## start Stored data
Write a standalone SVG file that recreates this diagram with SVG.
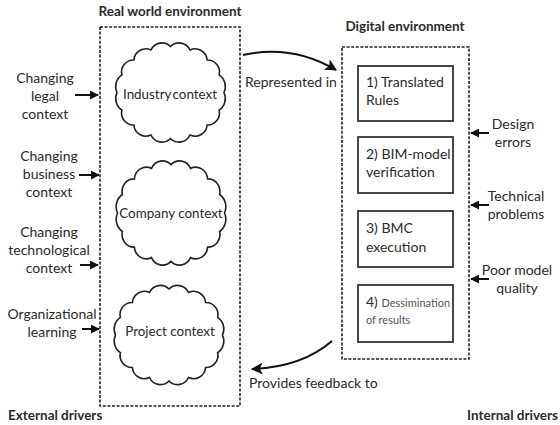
<svg xmlns="http://www.w3.org/2000/svg" width="560" height="425" viewBox="0 0 560 425">
<style>
text{font-family:Lato,"Open Sans","Liberation Sans",sans-serif;fill:#2a2a2a;font-size:14px}
.b{font-weight:bold;font-size:13.5px}
.c{text-anchor:middle}
.ct{font-size:13.4px}
.env{fill:none;stroke:#222;stroke-width:1.6;stroke-dasharray:3 1.6}
.box{fill:#fff;stroke:#333;stroke-width:1.8}
.cloud{fill:#fff;stroke:#222;stroke-width:1.6}
.arr{fill:none;stroke:#111;stroke-width:2}
.sm{font-size:11px;fill:#555}
</style>
<defs>
<marker id="ah" viewBox="0 0 10 10" refX="9" refY="5" markerWidth="4.5" markerHeight="4.5" orient="auto" markerUnits="strokeWidth">
<path d="M0,0 L10,5 L0,10 Z" fill="#111"/>
</marker>
<marker id="ahc" viewBox="0 0 10 10" refX="9" refY="5" markerWidth="6" markerHeight="6" orient="auto" markerUnits="strokeWidth">
<path d="M0,0 L10,5 L0,10 L2.5,5 Z" fill="#111"/>
</marker>
<path id="cloudShape" class="cloud" d="M0,-46 A12,12 0 0 1 19.5,-42.5 A12,12 0 0 1 36.6,-32.5 A12,12 0 0 1 48.6,-17.6 A14,14 0 0 1 53.5,0 A14,14 0 0 1 48.6,17.6 A12,12 0 0 1 36.6,32.5 A12,12 0 0 1 19.5,42.5 A12,12 0 0 1 0,46 A12,12 0 0 1 -19.5,42.5 A12,12 0 0 1 -36.6,32.5 A12,12 0 0 1 -48.6,17.6 A14,14 0 0 1 -53.5,0 A14,14 0 0 1 -48.6,-17.6 A12,12 0 0 1 -36.6,-32.5 A12,12 0 0 1 -19.5,-42.5 A12,12 0 0 1 0,-46 Z"/>
</defs>
<rect width="560" height="425" fill="#fff"/>

<g id="real-world">
<rect class="env" x="100" y="27" width="140" height="379"/>
<text class="b c" x="170" y="16">Real world environment</text>
</g>
<g id="digital">
<rect class="env" x="342" y="47" width="127" height="312"/>
<text class="b c" x="405" y="31">Digital environment</text>
</g>

<g id="industry">
<use href="#cloudShape" transform="translate(170.5,92.5)"/>
<text class="c ct" x="170" y="99" word-spacing="-2">Industry context</text>
</g>
<g id="company">
<use href="#cloudShape" transform="translate(171,213) scale(1.0,1.05)"/>
<text class="c ct" x="171" y="218">Company context</text>
</g>
<g id="project">
<use href="#cloudShape" transform="translate(169,335)"/>
<text class="c ct" x="170" y="336">Project context</text>
</g>

<g id="step1">
<rect class="box" x="358" y="66" width="95" height="55"/>
<text x="366" y="87">1) Translated</text>
<text x="366" y="105">Rules</text>
</g>
<g id="step2">
<rect class="box" x="358" y="137" width="95" height="56"/>
<text x="366" y="159">2) BIM-model</text>
<text x="366" y="177">verification</text>
</g>
<g id="step3">
<rect class="box" x="358" y="211" width="95" height="56"/>
<text x="366" y="233">3) BMC</text>
<text x="366" y="252">execution</text>
</g>
<g id="step4">
<rect class="box" x="358" y="285" width="95" height="57"/>
<text x="366" y="307">4) <tspan class="sm">Dessimination</tspan></text>
<text class="sm" x="366" y="324">of results</text>
</g>

<g id="ext-legal">
<text class="c" x="45" y="83">Changing</text>
<text class="c" x="45" y="101">legal</text>
<text class="c" x="45" y="119">context</text>
</g>
<g id="ext-business">
<text class="c" x="49" y="161">Changing</text>
<text class="c" x="49" y="179">business</text>
<text class="c" x="49" y="197">context</text>
</g>
<g id="ext-tech">
<text class="c" x="49" y="237">Changing</text>
<text class="c" x="49" y="255">technological</text>
<text class="c" x="49" y="273">context</text>
</g>
<g id="ext-org">
<text class="c" x="52" y="319">Organizational</text>
<text class="c" x="52" y="337">learning</text>
</g>

<g id="int-design">
<text class="c" x="513" y="129">Design</text>
<text class="c" x="513" y="147">errors</text>
</g>
<g id="int-tech">
<text class="c" x="516" y="201">Technical</text>
<text class="c" x="516" y="219">problems</text>
</g>
<g id="int-quality">
<text class="c" x="517" y="275">Poor model</text>
<text class="c" x="517" y="293">quality</text>
</g>

<g id="footer">
<text class="b" x="8" y="420">External drivers</text>
<text class="b" x="558" y="420" text-anchor="end">Internal drivers</text>
</g>

<g id="connectors">
<line class="arr" x1="75" y1="95" x2="98" y2="95" marker-end="url(#ah)"/>
<line class="arr" x1="79" y1="175" x2="99" y2="175" marker-end="url(#ah)"/>
<line class="arr" x1="80" y1="265" x2="98" y2="265" marker-end="url(#ah)"/>
<line class="arr" x1="82" y1="329" x2="99" y2="329" marker-end="url(#ah)"/>
<line class="arr" x1="489" y1="133" x2="471" y2="133" marker-end="url(#ah)"/>
<line class="arr" x1="489" y1="205" x2="471" y2="205" marker-end="url(#ah)"/>
<line class="arr" x1="489" y1="279" x2="471" y2="279" marker-end="url(#ah)"/>
<path class="arr" d="M243,55 Q292,44 336,70" marker-end="url(#ahc)"/>
<text x="245" y="87">Represented in</text>
<path class="arr" d="M332,341 Q302,367 252,369" marker-end="url(#ahc)"/>
<text x="249" y="388">Provides feedback to</text>
</g>
</svg>
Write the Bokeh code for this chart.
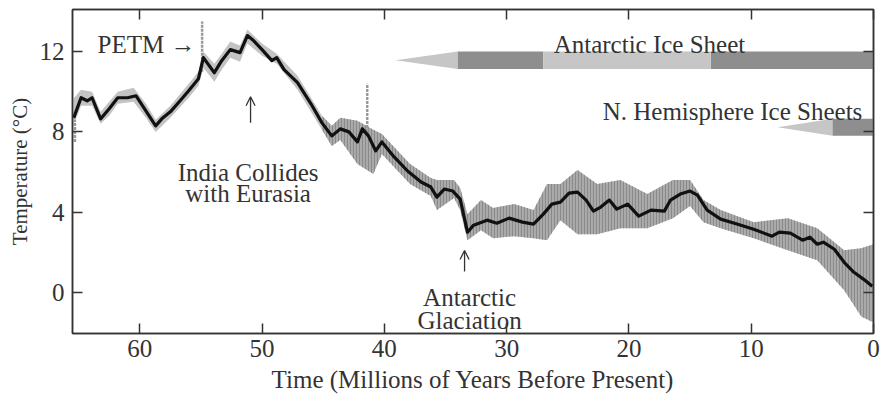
## end Stored data
**What to produce:**
Leave the pictures out and print the records above exactly as they stand.

**In response:**
Write a standalone SVG file that recreates this diagram with SVG.
<svg xmlns="http://www.w3.org/2000/svg" width="560" height="425" viewBox="0 0 560 425">
<style>
text{font-family:Lato,"Open Sans","Liberation Sans",sans-serif;fill:#2a2a2a;font-size:14px}
.b{font-weight:bold;font-size:13.5px}
.c{text-anchor:middle}
.ct{font-size:13.4px}
.env{fill:none;stroke:#222;stroke-width:1.6;stroke-dasharray:3 1.6}
.box{fill:#fff;stroke:#333;stroke-width:1.8}
.cloud{fill:#fff;stroke:#222;stroke-width:1.6}
.arr{fill:none;stroke:#111;stroke-width:2}
.sm{font-size:11px;fill:#555}
</style>
<defs>
<marker id="ah" viewBox="0 0 10 10" refX="9" refY="5" markerWidth="4.5" markerHeight="4.5" orient="auto" markerUnits="strokeWidth">
<path d="M0,0 L10,5 L0,10 Z" fill="#111"/>
</marker>
<marker id="ahc" viewBox="0 0 10 10" refX="9" refY="5" markerWidth="6" markerHeight="6" orient="auto" markerUnits="strokeWidth">
<path d="M0,0 L10,5 L0,10 L2.5,5 Z" fill="#111"/>
</marker>
<path id="cloudShape" class="cloud" d="M0,-46 A12,12 0 0 1 19.5,-42.5 A12,12 0 0 1 36.6,-32.5 A12,12 0 0 1 48.6,-17.6 A14,14 0 0 1 53.5,0 A14,14 0 0 1 48.6,17.6 A12,12 0 0 1 36.6,32.5 A12,12 0 0 1 19.5,42.5 A12,12 0 0 1 0,46 A12,12 0 0 1 -19.5,42.5 A12,12 0 0 1 -36.6,32.5 A12,12 0 0 1 -48.6,17.6 A14,14 0 0 1 -53.5,0 A14,14 0 0 1 -48.6,-17.6 A12,12 0 0 1 -36.6,-32.5 A12,12 0 0 1 -19.5,-42.5 A12,12 0 0 1 0,-46 Z"/>
</defs>
<rect width="560" height="425" fill="#fff"/>

<g id="real-world">
<rect class="env" x="100" y="27" width="140" height="379"/>
<text class="b c" x="170" y="16">Real world environment</text>
</g>
<g id="digital">
<rect class="env" x="342" y="47" width="127" height="312"/>
<text class="b c" x="405" y="31">Digital environment</text>
</g>

<g id="industry">
<use href="#cloudShape" transform="translate(170.5,92.5)"/>
<text class="c ct" x="170" y="99" word-spacing="-2">Industry context</text>
</g>
<g id="company">
<use href="#cloudShape" transform="translate(171,213) scale(1.0,1.05)"/>
<text class="c ct" x="171" y="218">Company context</text>
</g>
<g id="project">
<use href="#cloudShape" transform="translate(169,335)"/>
<text class="c ct" x="170" y="336">Project context</text>
</g>

<g id="step1">
<rect class="box" x="358" y="66" width="95" height="55"/>
<text x="366" y="87">1) Translated</text>
<text x="366" y="105">Rules</text>
</g>
<g id="step2">
<rect class="box" x="358" y="137" width="95" height="56"/>
<text x="366" y="159">2) BIM-model</text>
<text x="366" y="177">verification</text>
</g>
<g id="step3">
<rect class="box" x="358" y="211" width="95" height="56"/>
<text x="366" y="233">3) BMC</text>
<text x="366" y="252">execution</text>
</g>
<g id="step4">
<rect class="box" x="358" y="285" width="95" height="57"/>
<text x="366" y="307">4) <tspan class="sm">Dessimination</tspan></text>
<text class="sm" x="366" y="324">of results</text>
</g>

<g id="ext-legal">
<text class="c" x="45" y="83">Changing</text>
<text class="c" x="45" y="101">legal</text>
<text class="c" x="45" y="119">context</text>
</g>
<g id="ext-business">
<text class="c" x="49" y="161">Changing</text>
<text class="c" x="49" y="179">business</text>
<text class="c" x="49" y="197">context</text>
</g>
<g id="ext-tech">
<text class="c" x="49" y="237">Changing</text>
<text class="c" x="49" y="255">technological</text>
<text class="c" x="49" y="273">context</text>
</g>
<g id="ext-org">
<text class="c" x="52" y="319">Organizational</text>
<text class="c" x="52" y="337">learning</text>
</g>

<g id="int-design">
<text class="c" x="513" y="129">Design</text>
<text class="c" x="513" y="147">errors</text>
</g>
<g id="int-tech">
<text class="c" x="516" y="201">Technical</text>
<text class="c" x="516" y="219">problems</text>
</g>
<g id="int-quality">
<text class="c" x="517" y="275">Poor model</text>
<text class="c" x="517" y="293">quality</text>
</g>

<g id="footer">
<text class="b" x="8" y="420">External drivers</text>
<text class="b" x="558" y="420" text-anchor="end">Internal drivers</text>
</g>

<g id="connectors">
<line class="arr" x1="75" y1="95" x2="98" y2="95" marker-end="url(#ah)"/>
<line class="arr" x1="79" y1="175" x2="99" y2="175" marker-end="url(#ah)"/>
<line class="arr" x1="80" y1="265" x2="98" y2="265" marker-end="url(#ah)"/>
<line class="arr" x1="82" y1="329" x2="99" y2="329" marker-end="url(#ah)"/>
<line class="arr" x1="489" y1="133" x2="471" y2="133" marker-end="url(#ah)"/>
<line class="arr" x1="489" y1="205" x2="471" y2="205" marker-end="url(#ah)"/>
<line class="arr" x1="489" y1="279" x2="471" y2="279" marker-end="url(#ah)"/>
<path class="arr" d="M243,55 Q292,44 336,70" marker-end="url(#ahc)"/>
<text x="245" y="87">Represented in</text>
<path class="arr" d="M332,341 Q302,367 252,369" marker-end="url(#ahc)"/>
<text x="249" y="388">Provides feedback to</text>
</g>
</svg>
Write the Bokeh code for this chart.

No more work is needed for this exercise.